4月10日、ステープ・トゥアクスパン副首相により、デモの強制排除命令が出され、国軍の治安部隊は、解散・総選挙を求めてアピシット首相への抗議活動を行なっていたタクシン元首相派の政治団体、反独裁民主統一戦線(UDD)のデモ隊約1万2千人の強制排除を開始した。
国軍は、対峙するデモ隊に向けて威嚇発砲、軍ヘリコプターから催涙弾を投下し、ゴム弾や催涙ガスを使って実力行使に乗り出したことから、デモ隊は各地点で激しく抵抗して衝突した。この際、国軍はデモ参加者に向かって実弾を発砲していた。
アピシット首相は緊急放送で、「政府には他に選択肢が残されていなかった」と発表し、強制排除を承認した。アピシット首相は当初、国軍を動員することで、デモ隊を中心街から排除する方針であったが、余りの人数の多さに成功せず、国軍は各地点でデモ隊に実弾を発砲した。
この流血の衝突により25人が死亡、800人以上が負傷し、デモを取材していたロイター通信の日本人カメラマンの村本博之も国軍に銃で撃たれ死亡した[2]。

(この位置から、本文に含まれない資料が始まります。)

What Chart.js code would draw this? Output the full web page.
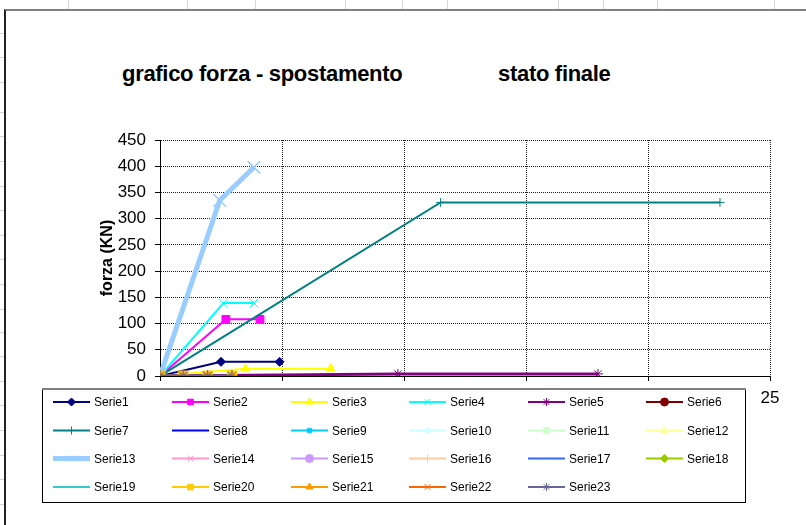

5月19日には、国軍によりデモ隊が武力鎮圧される事件が発生した[3]。
国軍は19日早朝、バンコク中心部のルンピニ公園でデモ活動を続けるデモ隊の掃討作戦を実行した。国軍の治安部隊は、装甲車と銃で市民を制圧するために、公園に向け威嚇射撃を始め、その後、国軍は装甲車でバリケードを破壊し、公園内に突入した。
無差別に実弾を発砲する国軍に対して、デモ隊は鉄パイプや火炎瓶などで激しく応戦し、女性も竹やりを手に抵抗したため、市街戦状態に陥った。

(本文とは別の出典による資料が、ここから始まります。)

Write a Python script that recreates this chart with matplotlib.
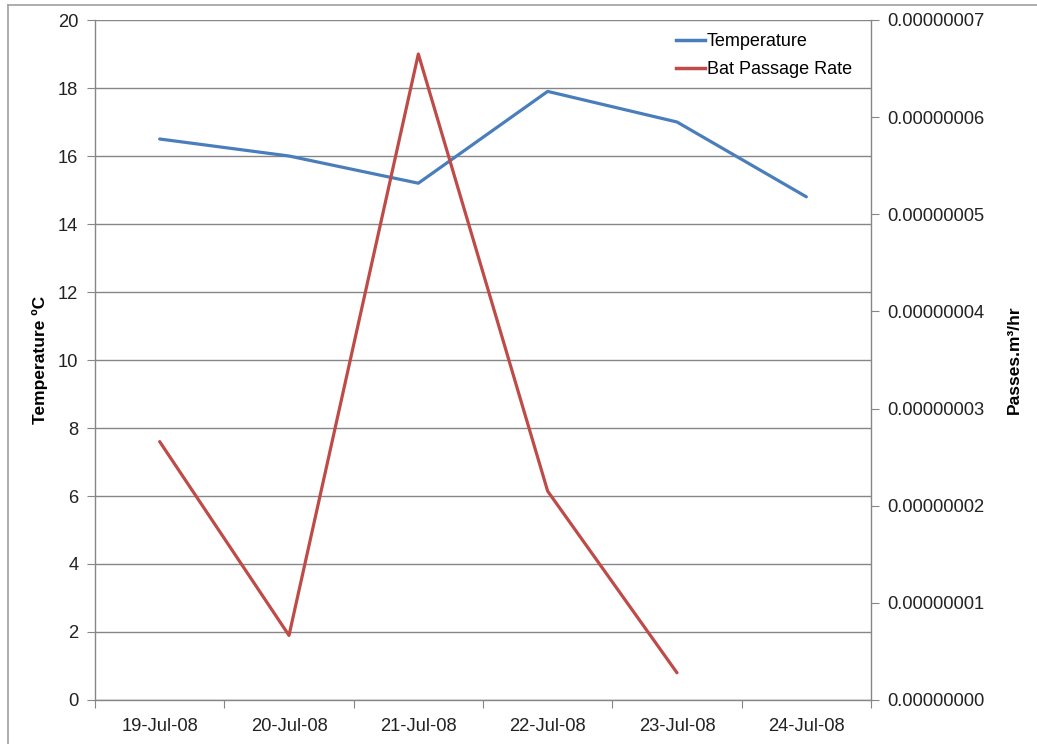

デモが行われていた地区の中心部には、子どもや女性、高齢者を含む約3000人が残されていて、子どもや女性には「安全地帯」である避難場所としていた地区内の仏教寺院のパトゥムワナラム寺に避難していた。しかし、この駆け込み寺も国軍により銃撃され、6人が死亡した。その内の1人は、負傷者の手当てをしていた女性看護師であった[4]。

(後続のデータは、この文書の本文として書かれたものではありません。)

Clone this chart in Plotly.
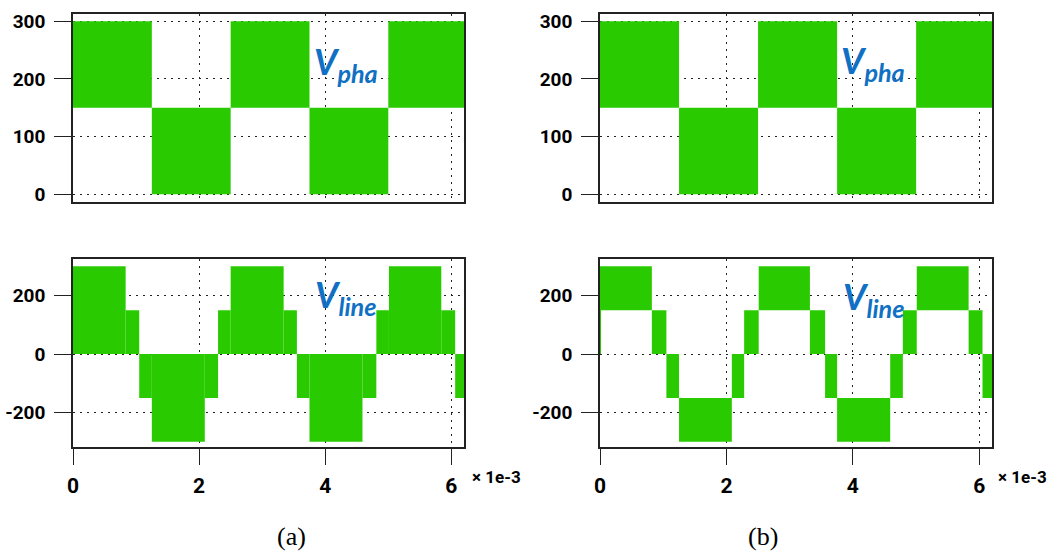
import plotly.graph_objects as go

# Switching-band envelopes of the inverter output (time in units of 1e-3 s).
# Each block: start time, end time, lower level, upper level of the PWM band.

# Phase voltage (identical for both modulation schemes)
pha_t_edges = [0.0, 1.25, 2.50, 3.75, 5.00, 6.20]
pha_low = [150, 0, 150, 0, 150]
pha_high = [300, 150, 300, 150, 300]

# Line voltage, scheme (a)
line_a_t_edges = [0.0, 0.835, 1.05, 1.25, 2.09, 2.30, 2.50, 3.34, 3.55,
                  3.75, 4.59, 4.81, 5.01, 5.84, 6.06, 6.20]
line_a_low = [0, 0, -150, -300, -150, 0, 0, 0, -150, -300, -150, 0, 0, 0, -150]
line_a_high = [300, 150, 0, 0, 0, 150, 300, 150, 0, 0, 0, 150, 300, 150, 0]

# Line voltage, scheme (b)
line_b_t_edges = [0.0, 0.012, 0.82, 1.05, 1.25, 2.085, 2.28, 2.51, 3.32, 3.56,
                  3.75, 4.59, 4.79, 5.01, 5.83, 6.05, 6.20]
line_b_low = [0, 150, 0, -150, -300, -150, 0, 150, 0, -150, -300, -150, 0, 150, 0, -150]
line_b_high = [300, 300, 150, 0, -150, 0, 150, 300, 150, 0, -150, 0, 150, 300, 150, 0]

pha_ticks = [0, 100, 200, 300]
line_ticks = [-200, 0, 200]
time_ticks = [0, 2, 4, 6]

GREEN = "#29cb00"
BLUE = "#0f70c4"
W, H = 1055, 554


def band_trace(edges, low, high, xa, ya):
    centers = [(a + b) / 2 for a, b in zip(edges[:-1], edges[1:])]
    widths = [b - a for a, b in zip(edges[:-1], edges[1:])]
    spans = [h - l for l, h in zip(low, high)]
    return go.Bar(x=centers, y=spans, base=low, width=widths,
                  marker=dict(color=GREEN, line=dict(width=0)),
                  xaxis=xa, yaxis=ya, showlegend=False, hoverinfo="skip")


fig = go.Figure()
fig.add_trace(band_trace(pha_t_edges, pha_low, pha_high, "x", "y"))
fig.add_trace(band_trace(line_a_t_edges, line_a_low, line_a_high, "x2", "y2"))
fig.add_trace(band_trace(pha_t_edges, pha_low, pha_high, "x3", "y3"))
fig.add_trace(band_trace(line_b_t_edges, line_b_low, line_b_high, "x4", "y4"))

num_font = "Roboto, Open Sans, sans-serif"
ytick_font = dict(family=num_font, size=19, color="black", weight="bold")
xtick_font = dict(family=num_font, size=21, color="black", weight="bold")


def px_x(p):
    return p / W


def px_y(p):
    return 1 - p / H


left_dom = [px_x(73), px_x(464)]
right_dom = [px_x(600), px_x(992)]
top_dom = [px_y(201.7), px_y(14.3)]
bot_dom = [px_y(446.7), px_y(259.3)]

common_x = dict(range=[0, 6.2], tickvals=time_ticks, ticktext=[str(v) for v in time_ticks],
                showline=True, mirror=True, automargin=False,
                linecolor="#222", linewidth=1.6, showgrid=True, gridcolor="#222",
                gridwidth=1.4, griddash="2px,5px", zeroline=False, tickfont=xtick_font,
                ticks="outside", ticklen=16, tickcolor="#222", tickwidth=1.4,
                ticklabelstandoff=3)
common_y = dict(showline=True, mirror=True, automargin=False, linecolor="#222", linewidth=1.6,
                showgrid=True, gridcolor="#222", gridwidth=1.4, griddash="2px,5px",
                zeroline=False, tickfont=ytick_font, ticks="outside", ticklen=17,
                tickcolor="#222", tickwidth=1.4, ticklabelstandoff=5)

layout = dict(
    width=W, height=H, margin=dict(l=0, r=0, t=0, b=0, autoexpand=False),
    paper_bgcolor="white", plot_bgcolor="white", barmode="overlay",
    xaxis=dict(common_x, domain=left_dom, anchor="y", ticks="", showticklabels=False),
    yaxis=dict(common_y, domain=top_dom, anchor="x", range=[-13, 312], tickvals=pha_ticks,
               ticktext=[str(v) for v in pha_ticks]),
    xaxis2=dict(common_x, domain=left_dom, anchor="y2"),
    yaxis2=dict(common_y, domain=bot_dom, anchor="x2", range=[-317, 324], tickvals=line_ticks,
                ticktext=[str(v) for v in line_ticks]),
    xaxis3=dict(common_x, domain=right_dom, anchor="y3", ticks="", showticklabels=False),
    yaxis3=dict(common_y, domain=top_dom, anchor="x3", range=[-13, 312], tickvals=pha_ticks,
                ticktext=[str(v) for v in pha_ticks]),
    xaxis4=dict(common_x, domain=right_dom, anchor="y4"),
    yaxis4=dict(common_y, domain=bot_dom, anchor="x4", range=[-317, 324], tickvals=line_ticks,
                ticktext=[str(v) for v in line_ticks]),
)
fig.update_layout(**layout)

label_font = dict(family="Lato, Open Sans, sans-serif", size=36, color=BLUE,
                  weight="bold", style="italic")
annotations = [
    dict(text="V<sub>pha</sub>", x=px_x(346), y=px_y(63)),
    dict(text="V<sub>pha</sub>", x=px_x(873), y=px_y(62)),
    dict(text="V<sub>line</sub>", x=px_x(345), y=px_y(296)),
    dict(text="V<sub>line</sub>", x=px_x(873), y=px_y(298)),
]
for a in annotations:
    fig.add_annotation(xref="paper", yref="paper", showarrow=False,
                       xanchor="center", yanchor="middle", font=label_font, **a)

for xpos in (470, 996):
    fig.add_annotation(text="× 1e-3", xref="paper", yref="paper", x=px_x(xpos),
                       y=px_y(477), xanchor="left", yanchor="middle", showarrow=False,
                       font=dict(xtick_font, size=17))

for text, xpos in (("(a)", 291), ("(b)", 763)):
    fig.add_annotation(text=text, xref="paper", yref="paper", x=px_x(xpos),
                       y=px_y(536), xanchor="center", yanchor="middle", showarrow=False,
                       font=dict(family="Liberation Serif, Times New Roman, serif",
                                 size=26, color="black"))

fig.write_html("out.html")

この衝突は、UDD幹部によりデモの散会が宣言された19日まで継続した。
アピシット首相は23日、日曜定例のテレビ番組に出演し、「赤シャツ軍団は国家に大きな損害を与えた。封鎖作戦は、テロ行為を終わらせるために必要なものだ」と述べ、デモ隊の強制排除が不可避であったことを説明した。
事件後、バンコク都内は大混乱に陥り、都内各所で暴動が発生し、東南アジア最大の大型商業施設、セントラルワールドが何者かによって放火された。
4月から5月の一連のデモ掃討作戦で、公式発表では91人が死亡し1800人以上が負傷したとされるが、実際はもっと多いとみられている。現在でもなお、事件当日に何が起こったのか、死傷者は最終的に何人にのぼるのかなど、真相に不明な点が多い。
国民はアピシット政権への信頼を失い、アピシット首相は解散・総選挙へと傾いた。
2011年に実施された総選挙では、反タクシン派の与党民主党が大敗し、タクシン元首相派のタイ貢献党が安定多数を獲得した。これにより、アピシット政権は総辞職して崩壊し、インラック政権が発足した。
デモ鎮圧時に市民に対して発砲を許可した結果、多くの死傷者を出したとして、アピシットとステープは、殺人罪で訴追される方針が固められ[5]、2013年10月28日に起訴された[6]。
解散・総選挙を求める市民に対するアピシット政権の弾圧は、国際的な人権問題として非難された。